Much is made in Ostroy’s rant about Newt Gingrich’s view of gays.  I’ve closed the bar with Newt at the sing-a-longs, and countless times he interrupts his vacation to converse and accommodate teenagers and oldsters alike with photographs and autographs.  In twenty years of one association or another, he has never displayed a harsh word or emotion or approached any one in anger.
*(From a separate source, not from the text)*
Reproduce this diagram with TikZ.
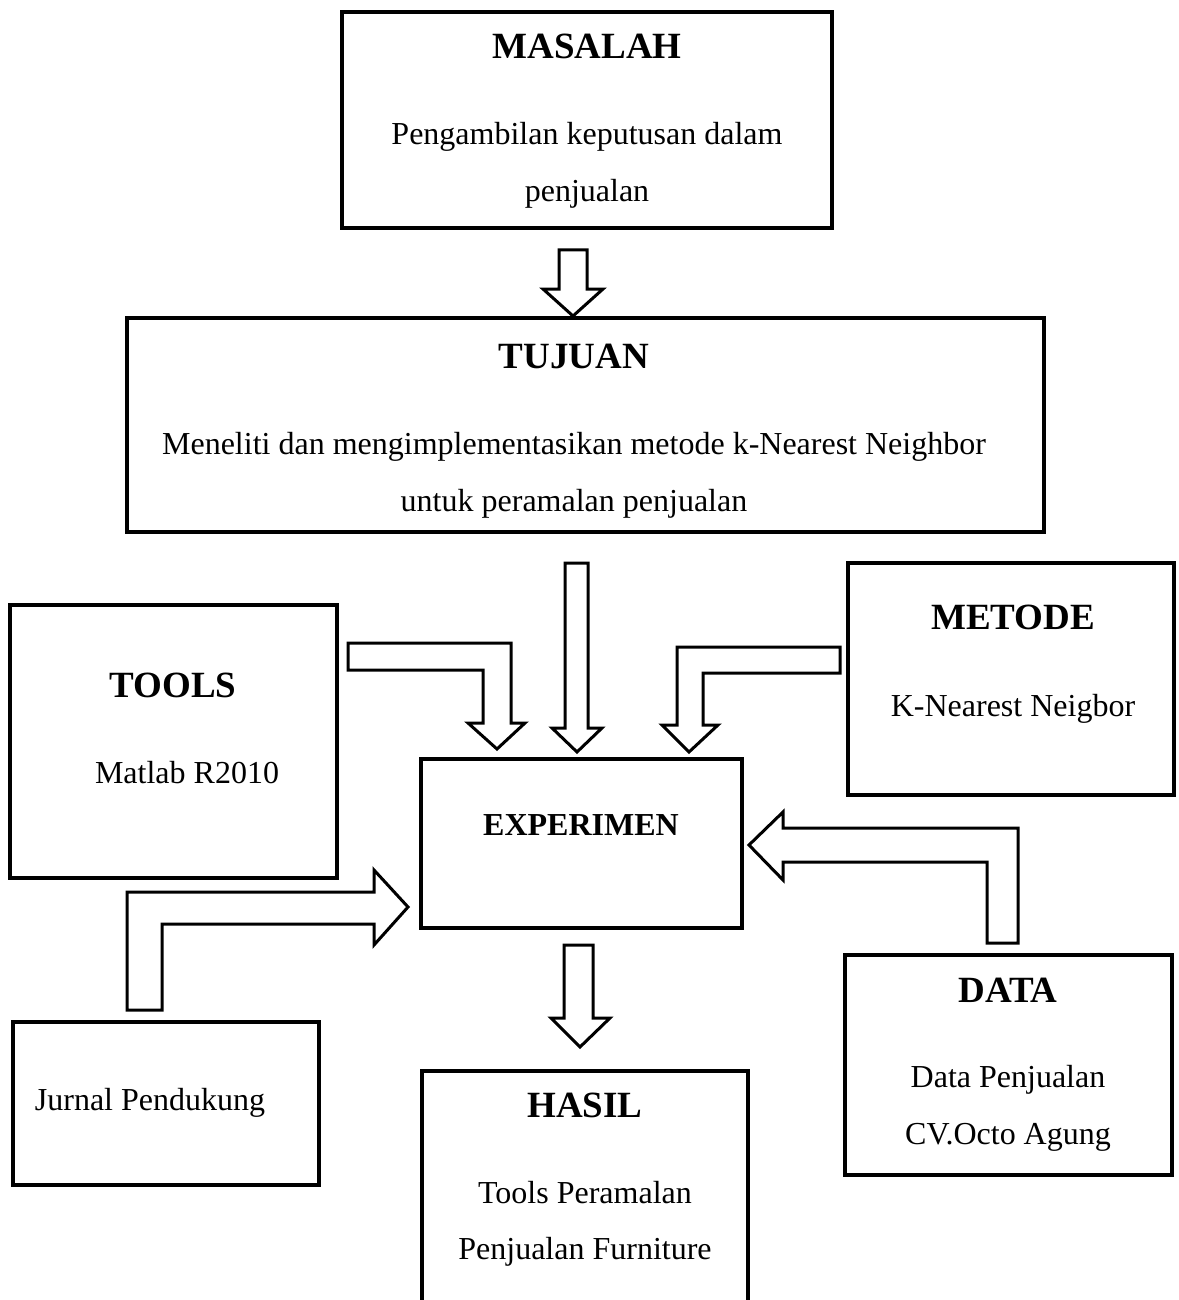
\documentclass[tikz,border=0pt]{standalone}
\usepackage{fontspec}
\setmainfont{Liberation Serif}
\usetikzlibrary{positioning}

\begin{document}
\begin{tikzpicture}[
        x=0.5pt, y=-0.5pt,
        box/.style={rectangle, draw, line width=1.75pt, inner sep=0pt},
        head/.style={anchor=base, inner sep=0pt, font=\fontsize{18.5}{22}\selectfont\bfseries},
        txt/.style={anchor=base, inner sep=0pt, font=\fontsize{16}{19}\selectfont},
        blockarrow/.style={draw, line width=1.5pt, line join=miter, fill=white}
    ]
        \useasboundingbox (0,0) rectangle (1178,1300);
        \clip (0,0) rectangle (1178,1300);

        \node[box, minimum width=245pt, minimum height=108pt]   (masalah)   at (587,120)    {};
        \node[box, minimum width=458.5pt, minimum height=107pt] (tujuan)    at (585.5,425)  {};
        \node[box, minimum width=163.5pt, minimum height=136.5pt] (tools)   at (173.5,741.5) {};
        \node[box, minimum width=163pt, minimum height=116pt]   (metode)    at (1011,679)   {};
        \node[box, minimum width=160.5pt, minimum height=84.5pt] (experimen) at (581.5,843.5) {};
        \node[box, minimum width=163.5pt, minimum height=110pt] (data)      at (1008.5,1065) {};
        \node[box, minimum width=153pt, minimum height=81.5pt]  (jurnal)    at (166,1103.5) {};
        \node[box, minimum width=163pt, minimum height=130pt]   (hasil)     at (585,1201)   {};

        \node[head] (masalahT) at (587,59)  {MASALAH};
        \node[txt]  (masalah1) at (587,145) {Pengambilan keputusan dalam};
        \node[txt]  (masalah2) at (587,202) {penjualan};

        \node[head] (tujuanT) at (574,368) {TUJUAN};
        \node[txt]  (tujuan1) at (574,454) {Meneliti dan mengimplementasikan metode k-Nearest Neighbor};
        \node[txt]  (tujuan2) at (574,511) {untuk peramalan penjualan};

        \node[head] (toolsT) at (173,697) {TOOLS};
        \node[txt]  (tools1) at (187,783) {Matlab R2010};

        \node[head] (metodeT) at (1013,629) {METODE};
        \node[txt]  (metode1) at (1013,716) {K-Nearest Neigbor};

        \node[head, font=\fontsize{16}{19}\selectfont\bfseries] (experimenT) at (581,835) {EXPERIMEN};

        \node[head] (dataT) at (1008,1002) {DATA};
        \node[txt]  (data1) at (1008,1087) {Data Penjualan};
        \node[txt]  (data2) at (1008,1144) {CV.Octo Agung};

        \node[txt] (jurnal1) at (150,1110) {Jurnal Pendukung};

        \node[head] (hasilT) at (585,1117) {HASIL};
        \node[txt]  (hasil1) at (585,1203) {Tools Peramalan};
        \node[txt]  (hasil2) at (585,1259) {Penjualan Furniture};

        \draw[blockarrow] (559,250) -- (587,250) -- (587,289) -- (603,289) -- (573,316) -- (543,289) -- (559,289) -- cycle;
        \draw[blockarrow] (565,563) -- (588,563) -- (588,728) -- (602,728) -- (577,752) -- (552,728) -- (565,728) -- cycle;
        \draw[blockarrow] (348,643) -- (511,643) -- (511,723) -- (525,723) -- (497,749) -- (468,723) -- (483,723) -- (483,670) -- (348,670) -- cycle;
        \draw[blockarrow] (840,647) -- (677,647) -- (677,725) -- (662,725) -- (689,752) -- (718,725) -- (703,725) -- (703,673) -- (840,673) -- cycle;
        \draw[blockarrow] (127,1010) -- (127,892) -- (374,892) -- (374,870) -- (408,907) -- (374,945) -- (374,924) -- (162,924) -- (162,1010) -- cycle;
        \draw[blockarrow] (1018,943) -- (1018,828) -- (783,828) -- (783,812) -- (749,845) -- (783,880) -- (783,862) -- (987,862) -- (987,943) -- cycle;
        \draw[blockarrow] (564,945) -- (593,945) -- (593,1018) -- (610,1018) -- (580,1047) -- (551,1018) -- (564,1018) -- cycle;
    \end{tikzpicture}
\end{document}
Like Presidential candidates Duncan Hunter this year and Bob Barr in past years, he converses only when spoken to on Freedom Cruises, but always when asked.  Compare that to “my” local Congressman Jim Moran (D-VA), who make headlines abusing his wife and a nine-year-old black boy on a street, among others.

And Newt’s lovely wife Callista, former staffer for an openly gay Republican Congressman?  Never let the fact of tolerance stand in the way of your preconceived notions.

When Obama came into office, many conservatives were aware of their increased vulnerability.  Many had opposed the state’s new-found power within The Patriot Act, on citizen’s rights to privacy, against search and seizure, and other protections like search warrants.  Obama has forbidden lobbyists from helping clients with stimulus package money – there goes the right to petition, guaranteed in the Constitution.  The Internet and journalists in the Huffington Post have full rights, but not conservative radio talk show hosts – so the new FEC is adding to the licensing, and there goes the free press, our First Amendment.

So somehow the gays and straights in our little cruise group are now news because by our very presence, we offend other gays and straights in the cruise – the right to free association.  As I listened to Soviet dissidents talk a few days ago in Estonia, I wondered if any of us would have been strong enough to go to jail three times in a row, to spend 16 years locked in a prison cell so that we could protest our government.

How strong will we be when small pockets of law-abiding citizens are demonized and disposed of in our country? I would think about my family and know that the next generation deserves to live free.  It is a courage I would rather not have to show.